Panda goes to buy from Mateo's place, but recognises Nestor and declines to rat them out. When Williams refuses to give him his money, he stabs her and she shoots him dead. Enraged, Nestor runs out and shoots Williams in the gut while Raphi, Mateo and Bernadette peer from a window. The FBI agents shoot and kill Nestor. With their cover blown, the agents raid Jeremy Pillows' home, but are slain by his goons. The war criminal arrives and kills almost everyone in Jeremy Pillows' home, but Jeremy manages to get the jump on her and guns her down before fleeing. Meanwhile, an injured Williams invades Mateo's home intent on killing him, but Mateo can't bring himself to hurt her. Raphi picks up a knife to defend the group, but before he can attack, Nestor's girlfriend makes a surprise appearance, knocks Williams to the floor and crushes her head with a wrestling move. Paul and Shay Burrata arrive on the scene to film the carnage, and Paul dies of a heart attack.
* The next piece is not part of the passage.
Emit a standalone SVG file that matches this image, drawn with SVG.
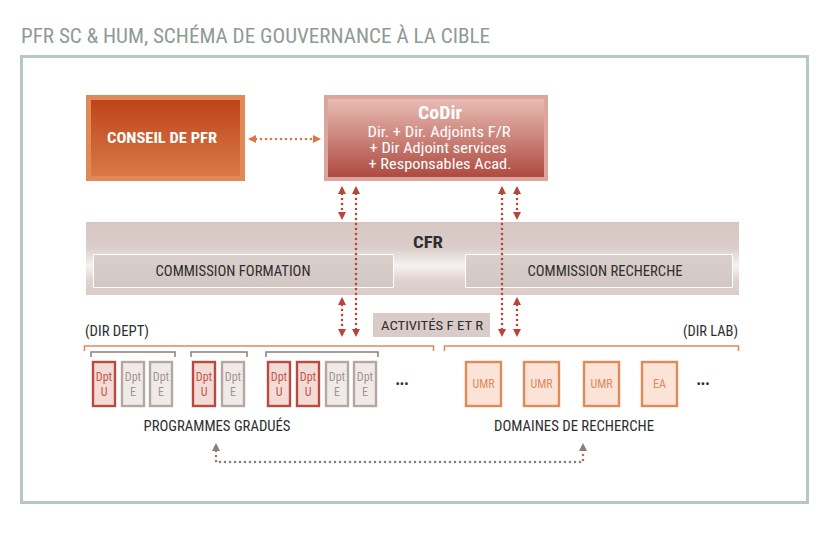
<svg xmlns="http://www.w3.org/2000/svg" width="838" height="534" viewBox="0 0 838 534">
<defs>
<style>
text{font-family:"Roboto Condensed",Roboto,"Liberation Sans",sans-serif}
.dot{fill:none;stroke-width:2.6;stroke-dasharray:0 5;stroke-linecap:round}
.red{stroke:#b5463c}
.org{stroke:#d9774a}
.gry{stroke:#8e7c77}
.dk{fill:#2e2e2e}
.u rect{fill:#f3dbd6;stroke:#b84a40;stroke-width:2.4}
.u text{fill:#c4584d;font-size:12px;text-anchor:middle}
.e rect{fill:#f0ebe9;stroke:#b5a7a2;stroke-width:2.4}
.e text{fill:#a3958f;font-size:12px;text-anchor:middle}
.l rect{fill:#fbe4d7;stroke:#e08a5a;stroke-width:2.4}
.l text{fill:#e08a5a;font-size:12px;text-anchor:middle}
.brk{fill:none;stroke:#e08a5a;stroke-width:1.6}
.gb{fill:none;stroke:#8e7f7a;stroke-width:1.5}
</style>
<linearGradient id="gCons" x1="0" y1="0" x2="0" y2="1"><stop offset="0" stop-color="#be4218"/><stop offset="1" stop-color="#da7b4a"/></linearGradient>
<linearGradient id="gCod" x1="0" y1="0" x2="0" y2="1"><stop offset="0" stop-color="#e9bfb7"/><stop offset="1" stop-color="#ad473d"/></linearGradient>
<linearGradient id="gCfr" x1="0" y1="0" x2="0" y2="1"><stop offset="0" stop-color="#d7c7c3"/><stop offset="0.35" stop-color="#dacdca"/><stop offset="0.6" stop-color="#f5f2f1"/><stop offset="0.8" stop-color="#dfd3d0"/><stop offset="1" stop-color="#d9cbc7"/></linearGradient>
<linearGradient id="gCom" x1="0" y1="0" x2="0" y2="1"><stop offset="0" stop-color="#d9cfcc"/><stop offset="1" stop-color="#d3c7c3"/></linearGradient>
<marker id="aR" viewBox="0 0 8 8" refX="5" refY="4" markerWidth="8" markerHeight="8" markerUnits="userSpaceOnUse" orient="auto-start-reverse"><path d="M0,0 L8,4 L0,8 z" fill="#b5463c"/></marker>
<marker id="aO" viewBox="0 0 8 8" refX="5" refY="4" markerWidth="8" markerHeight="8" markerUnits="userSpaceOnUse" orient="auto-start-reverse"><path d="M0,0 L8,4 L0,8 z" fill="#d9774a"/></marker>
<marker id="aG" viewBox="0 0 8 8" refX="5" refY="4" markerWidth="8" markerHeight="8" markerUnits="userSpaceOnUse" orient="auto-start-reverse"><path d="M0,0 L8,4 L0,8 z" fill="#8e7c77"/></marker>
</defs>
<rect width="838" height="534" fill="#ffffff"/>
<text id="title" x="21" y="43" font-size="20" fill="#8f9a96" textLength="469" lengthAdjust="spacingAndGlyphs">PFR SC &amp; HUM, SCHÉMA DE GOUVERNANCE À LA CIBLE</text>
<rect id="frame" x="21.5" y="56.5" width="786" height="446" fill="none" stroke="#b6c8c2" stroke-width="3"/>

<g id="conseil">
<rect x="88.5" y="97.5" width="154" height="81" fill="url(#gCons)" stroke="#e08a5a" stroke-width="5"/>
<text x="162" y="143" font-size="15" font-weight="bold" fill="#ffffff" text-anchor="middle" textLength="110" lengthAdjust="spacingAndGlyphs">CONSEIL DE PFR</text>
</g>

<g id="codir">
<rect x="326" y="97" width="220" height="82" fill="url(#gCod)" stroke="#dca69d" stroke-width="4"/>
<text x="440" y="119" font-size="18" font-weight="bold" fill="#ffffff" text-anchor="middle" textLength="44" lengthAdjust="spacingAndGlyphs">CoDir</text>
<text x="439" y="137" font-size="14" fill="#ffffff" text-anchor="middle" textLength="143" lengthAdjust="spacingAndGlyphs">Dir. + Dir. Adjoints F/R</text>
<text x="438" y="153" font-size="14" fill="#ffffff" text-anchor="middle" textLength="137" lengthAdjust="spacingAndGlyphs">+ Dir Adjoint services</text>
<text x="440" y="169" font-size="14" fill="#ffffff" text-anchor="middle" textLength="143" lengthAdjust="spacingAndGlyphs">+ Responsables Acad.</text>
</g>

<g id="cfr">
<rect x="86" y="222" width="653" height="73" fill="url(#gCfr)"/>
<text x="428" y="248" font-size="16" font-weight="bold" class="dk" text-anchor="middle" textLength="30" lengthAdjust="spacingAndGlyphs">CFR</text>
</g>
<g id="comForm">
<rect x="93.5" y="254.5" width="300" height="33" fill="url(#gCom)" stroke="#ffffff" stroke-width="1"/>
<text x="233" y="276" font-size="14" class="dk" text-anchor="middle" textLength="155" lengthAdjust="spacingAndGlyphs">COMMISSION FORMATION</text>
</g>
<g id="comRech">
<rect x="465.5" y="254.5" width="267" height="33" fill="url(#gCom)" stroke="#ffffff" stroke-width="1"/>
<text x="605" y="276" font-size="14" class="dk" text-anchor="middle" textLength="155" lengthAdjust="spacingAndGlyphs">COMMISSION RECHERCHE</text>
</g>

<g id="activites">
<rect x="373" y="313" width="117" height="24" fill="#d9ccc8"/>
<text x="432" y="330" font-size="13" class="dk" text-anchor="middle" textLength="102" lengthAdjust="spacingAndGlyphs">ACTIVITÉS F ET R</text>
</g>

<g id="connectors">
<line class="dot org" x1="251" y1="139" x2="318" y2="139" marker-start="url(#aO)" marker-end="url(#aO)"/>
<line class="dot red" x1="342" y1="189" x2="342" y2="217" marker-start="url(#aR)" marker-end="url(#aR)"/>
<line class="dot red" x1="342" y1="300" x2="342" y2="334" marker-start="url(#aR)" marker-end="url(#aR)"/>
<line class="dot red" x1="356" y1="189" x2="356" y2="334" marker-start="url(#aR)" marker-end="url(#aR)"/>
<line class="dot red" x1="502" y1="189" x2="502" y2="334" marker-start="url(#aR)" marker-end="url(#aR)"/>
<line class="dot red" x1="517" y1="189" x2="517" y2="217" marker-start="url(#aR)" marker-end="url(#aR)"/>
<line class="dot red" x1="517" y1="300" x2="517" y2="334" marker-start="url(#aR)" marker-end="url(#aR)"/>
<polyline class="dot gry" points="216,446 216,462 583,462 583,446" marker-start="url(#aG)" marker-end="url(#aG)"/>
</g>

<g id="dirDept">
<text x="85" y="336" font-size="14" class="dk" textLength="64" lengthAdjust="spacingAndGlyphs">(DIR DEPT)</text>
<polyline class="brk" points="84.5,351 84.5,346 433.5,346 433.5,351"/>
<polyline class="gb" points="91,357 91,352 175,352 175,357"/>
<polyline class="gb" points="191,357 191,352 247,352 247,357"/>
<polyline class="gb" points="266,357 266,352 378,352 378,357"/>
<g class="u"><rect x="93" y="362" width="22" height="44"/><text x="104" y="381">Dpt</text><text x="104" y="396">U</text></g>
<g class="e"><rect x="122" y="362" width="22" height="44"/><text x="133" y="381">Dpt</text><text x="133" y="396">E</text></g>
<g class="e"><rect x="150" y="362" width="22" height="44"/><text x="161" y="381">Dpt</text><text x="161" y="396">E</text></g>
<g class="u"><rect x="193" y="362" width="22" height="44"/><text x="204" y="381">Dpt</text><text x="204" y="396">U</text></g>
<g class="e"><rect x="222" y="362" width="22" height="44"/><text x="233" y="381">Dpt</text><text x="233" y="396">E</text></g>
<g class="u"><rect x="268" y="362" width="22" height="44"/><text x="279" y="381">Dpt</text><text x="279" y="396">U</text></g>
<g class="u"><rect x="297" y="362" width="22" height="44"/><text x="308" y="381">Dpt</text><text x="308" y="396">U</text></g>
<g class="e"><rect x="326" y="362" width="22" height="44"/><text x="337" y="381">Dpt</text><text x="337" y="396">E</text></g>
<g class="e"><rect x="354" y="362" width="22" height="44"/><text x="365" y="381">Dpt</text><text x="365" y="396">E</text></g>
<text x="402" y="388" font-size="13" class="dk" text-anchor="middle">•••</text>
<text x="217" y="431" font-size="14" class="dk" text-anchor="middle" textLength="147" lengthAdjust="spacingAndGlyphs">PROGRAMMES GRADUÉS</text>
</g>

<g id="dirLab">
<text x="738" y="336" font-size="14" class="dk" text-anchor="end" textLength="55" lengthAdjust="spacingAndGlyphs">(DIR LAB)</text>
<polyline class="brk" points="444.5,351 444.5,346 738.5,346 738.5,351"/>
<g class="l"><rect x="466" y="362" width="35" height="44"/><text x="483.5" y="388">UMR</text></g>
<g class="l"><rect x="524" y="362" width="35" height="44"/><text x="541.5" y="388">UMR</text></g>
<g class="l"><rect x="584" y="362" width="35" height="44"/><text x="601.5" y="388">UMR</text></g>
<g class="l"><rect x="642" y="362" width="35" height="44"/><text x="659.5" y="388">EA</text></g>
<text x="703" y="388" font-size="13" class="dk" text-anchor="middle">•••</text>
<text x="574" y="431" font-size="14" class="dk" text-anchor="middle" textLength="160" lengthAdjust="spacingAndGlyphs">DOMAINES DE RECHERCHE</text>
</g>
</svg>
In the aftermath Raphi, Mateo, and his pet pig Larry leave Pfresno to join Bernadette on her uncle's farm in Iowa.

== Cast ==
- Danielle Evon Ploeger as Officer Williams
- Luke Wilcox as Raphael Tinski
- Darius Autry as Mateo
- Khali Sykes (credited as Khali McDuff-Sykes) as Bernadette
- Ariel Ash as Shay Burrata
- John Ennis as Jeremy Pillows
- Heath Allyn as Agent Clark
- Reynolds Washam as Agent Nelvin
- Brian Villalobos as Paul
- Pineapple Tangoroa as Panda
- Ka5sh as Pflophouse
- Jacob Wysocki as Billy

== Production ==
Rats! was shot in Pflugerville, Texas, a town located near Austin, where co-writer and co-director Carl Fry has lived for the past decade. The story was brought to life in just 16 days with a cast and crew largely based in Austin. The film draws inspiration from the anarchic energy of the Austin 1990s DIY film scene.

==Release and reception==
=== Festivals ===
Rats! was selected to screen at the following film festivals:

- 2023 Cucalorus Film Festival (Work in Progress Screening)
- 2024 Fantasia Film Festival (World Premiere)
- 2024 Calgary Underground Film Festival
- 2024 New/Next Film Festival
- 2024 Tallahassee Film Festival
- 2024 Seattle International Film Festival
- 2024 Florida Film Festival
- 2024 FogFest Horror Film Festival
- 2024 Saskatoon Fantastic Film Festival
- 2024 Splat! Film Festival
- 2024 Indy Film Fest
- 2024 New Hampshire Film Festival
- 2024 Fantaspoa International Fantastic Film Festival

=== Critical response ===
Rats! received praise for its offbeat and outrageous humor. Dread Central stated that Rats! was “repulsive and crude, but it's also full of heart.” The Houston Chronicle remarked that the film's raw, no-holds-barred approach "boasts a level of exaggerated bad taste that John Waters might admire." The Gauntlet praised the film's tribute to indie cinema, stating that it "serves as a testament to the personal allure of independent cinema," showcasing the unique draw of low-budget filmmaking.